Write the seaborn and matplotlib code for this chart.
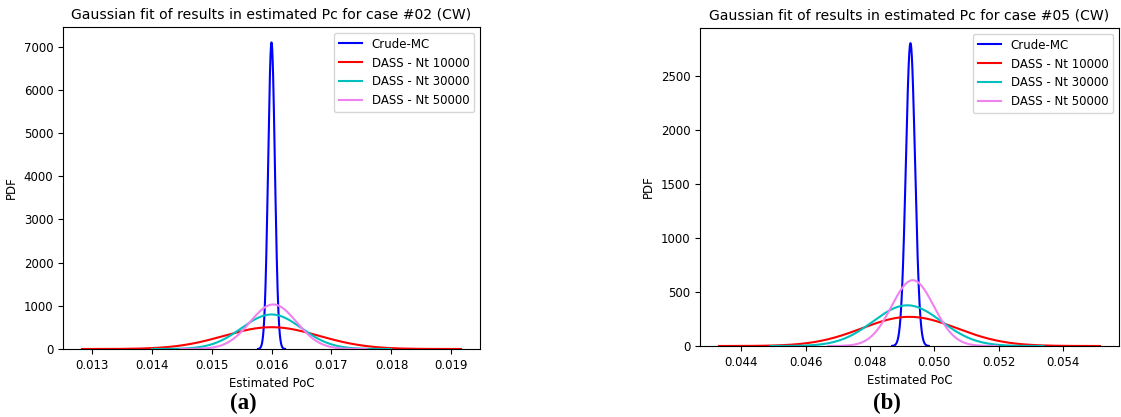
import numpy as np
import pandas as pd
import matplotlib
matplotlib.use("Agg")
import matplotlib.pyplot as plt
import seaborn as sns

series = ["Crude-MC", "DASS - Nt 10000", "DASS - Nt 30000", "DASS - Nt 50000"]
colors = ["blue", "red", "c", "violet"]

# Gaussian fit parameters (mean, std)
mu_a = [0.01600, 0.01600, 0.01600, 0.01603]
sd_a = [0.0000562, 0.000790, 0.000499, 0.000387]
mu_b = [0.04926, 0.04923, 0.04916, 0.04933]
sd_b = [0.0001425, 0.00148, 0.00106, 0.000656]

titles = ["Gaussian fit of results in estimated Pc for case #02 (CW)",
          "Gaussian fit of results in estimated Pc for case #05 (CW)"]
panel_labels = ["(a)", "(b)"]
xticks_a = [0.013, 0.014, 0.015, 0.016, 0.017, 0.018, 0.019]
xticks_b = [0.044, 0.046, 0.048, 0.050, 0.052, 0.054]
yticks_a = [0, 1000, 2000, 3000, 4000, 5000, 6000, 7000]
yticks_b = [0, 500, 1000, 1500, 2000, 2500]


def build(mus, sds):
    frames = []
    for name, m, s in zip(series, mus, sds):
        x = np.linspace(m - 4 * s, m + 4 * s, 400)
        y = np.exp(-0.5 * ((x - m) / s) ** 2) / (s * np.sqrt(2 * np.pi))
        frames.append(pd.DataFrame({"x": x, "pdf": y, "series": name}))
    return pd.concat(frames, ignore_index=True)


fig = plt.figure(figsize=(11.21, 4.17), dpi=100)
ax_a = fig.add_axes([63 / 1121, 1 - 349 / 417, (480 - 63) / 1121, (349 - 27) / 417])
ax_b = fig.add_axes([700 / 1121, 1 - 346 / 417, (1119 - 700) / 1121, (346 - 28) / 417])

for ax, mus, sds, title, xt, yt in [
    (ax_a, mu_a, sd_a, titles[0], xticks_a, yticks_a),
    (ax_b, mu_b, sd_b, titles[1], xticks_b, yticks_b),
]:
    df = build(mus, sds)
    sns.lineplot(data=df, x="x", y="pdf", hue="series", palette=colors,
                 hue_order=series, ax=ax, linewidth=1.5, sort=False,
                 estimator=None)
    ax.set_ylim(bottom=0)
    ax.set_xticks(xt)
    ax.set_xticklabels([f"{v:.3f}" for v in xt])
    ax.set_yticks(yt)
    ax.tick_params(labelsize=8.5)
    ax.set_xlabel("Estimated PoC", fontsize=8.5)
    ax.set_ylabel("PDF", fontsize=8.5)
    ax.set_title(title, fontsize=10.1)
    leg = ax.legend(loc="upper right", fontsize=8.5)

ax_a.set_ylim(0, 7100 * 1.05)
ax_b.set_ylim(0, 2800 * 1.05)

fig.text(243 / 1121, 1 - 403 / 417, panel_labels[0], ha="center", va="center",
         fontsize=16.5, fontweight="bold", family="Liberation Serif")
fig.text(887 / 1121, 1 - 403 / 417, panel_labels[1], ha="center", va="center",
         fontsize=16.5, fontweight="bold", family="Liberation Serif")

fig.savefig("out.png", dpi=100)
###
§ **Short exercise**
Write out the lines from the start of the material to the line with "import seaborn as sns", inclusive and exactly. Skip the pictures.

§ **Full solution**
Write the seaborn and matplotlib code for this chart.
import numpy as np
import pandas as pd
import matplotlib
matplotlib.use("Agg")
import matplotlib.pyplot as plt
import seaborn as sns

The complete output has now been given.